On 3-4-2008 7:47, Joel Poloney wrote:
1. I have a consumer in a while(1) { //consume } fashion. That would
basically run forever. As I understand it, this is the way most web servers
work (at the core, core level). In this model, I would have to make sure
that the consumer was always running (perhaps do 3-way redundancy and have 3
consumers doing this). My concern with this model is that if I implement
this in PHP, I'm afraid of memory issues and so on. I don't necessarily
trust a PHP script to run in a while(1) fashion forever.
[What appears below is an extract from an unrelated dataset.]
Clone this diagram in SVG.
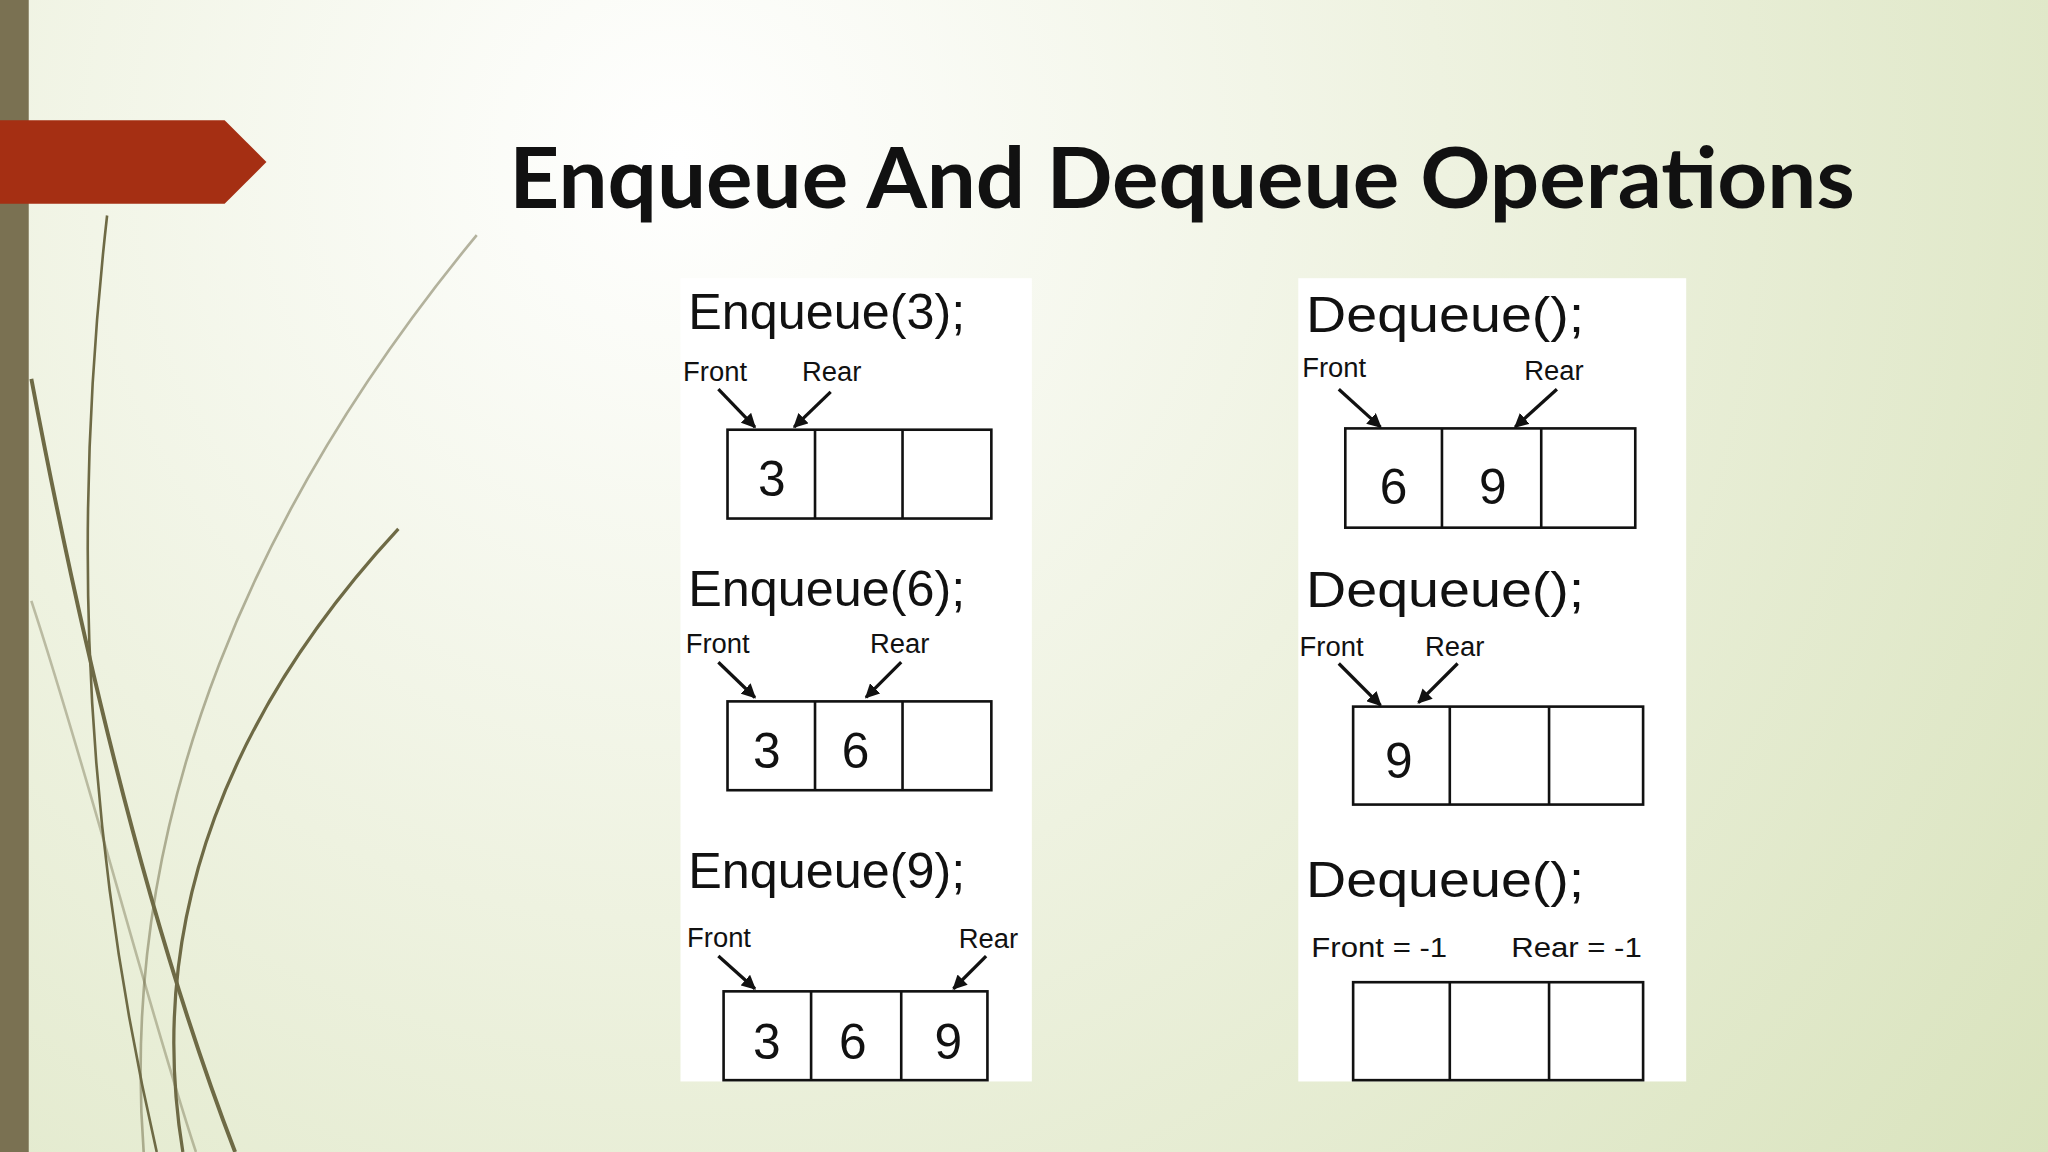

I have this set-up, with four different consumers with varying load (two do more than two million entries per day, one only a few hundred and one a few ten thousand). I have seen no memory leak whatsoever from them. The only major memory leakage from php I've seen recently was with SimpleXML, so if you intend to do XML-processing with those scripts, use DOM or expat.
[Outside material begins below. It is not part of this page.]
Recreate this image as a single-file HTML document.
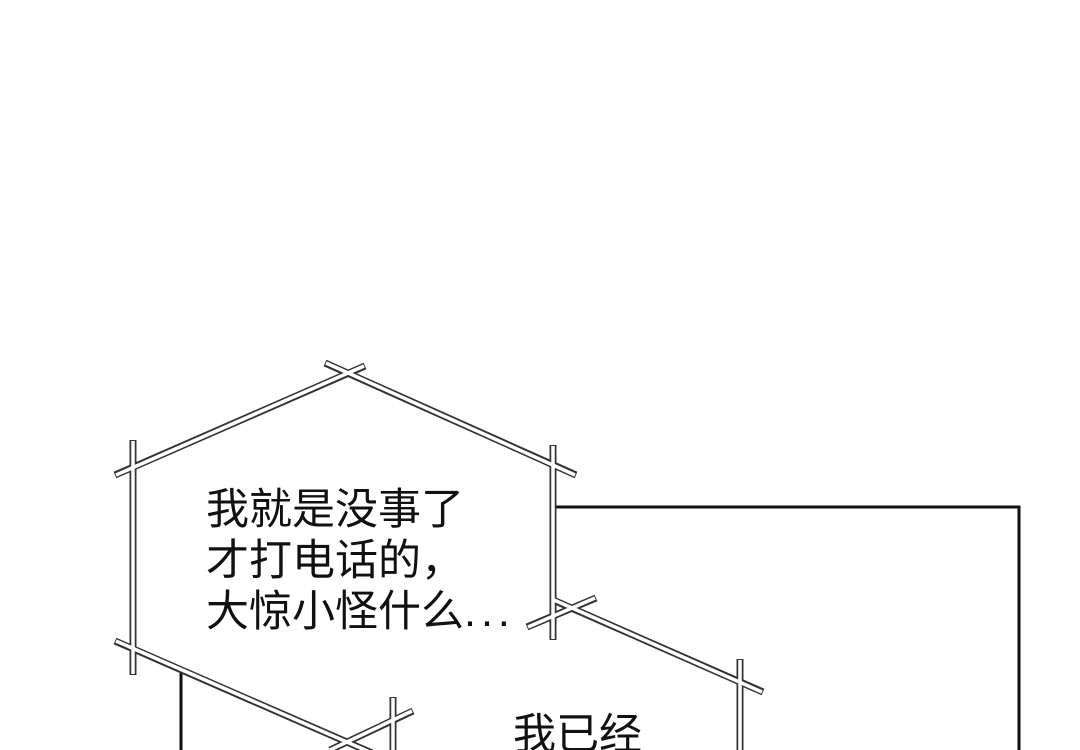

Ironically, ActiveMQ leaks memory in my setup and therefore has a lower uptime than my php-consumers :X

2. I could somehow get the queue size and batch process these. Basically,
get the queue size (say it was 200 entries), consume 200 messages and then
the PHP script would end. Then you would have this script in a cronjob that
runs every x amount of time.

Unfortunately, I have to implement this in PHP. So, I'm not really sure
which way would be the proper way to go about doing this. If any one has any
thoughts or comments, it would be greatly appreciated.

I would go with 1. But you may want to add some control-code to ensure you can easily and cleanly kill your scripts. In my code, I added a few signal handlers, so the consumer first finishes its most recent job and then dies. But than the fread-calls in the Stomp-implementation won't get interrupted. So I've a 'kill'-message for that situation, so my consumer dies as soon as its either blocked in fread waiting for a new message or right after its current job.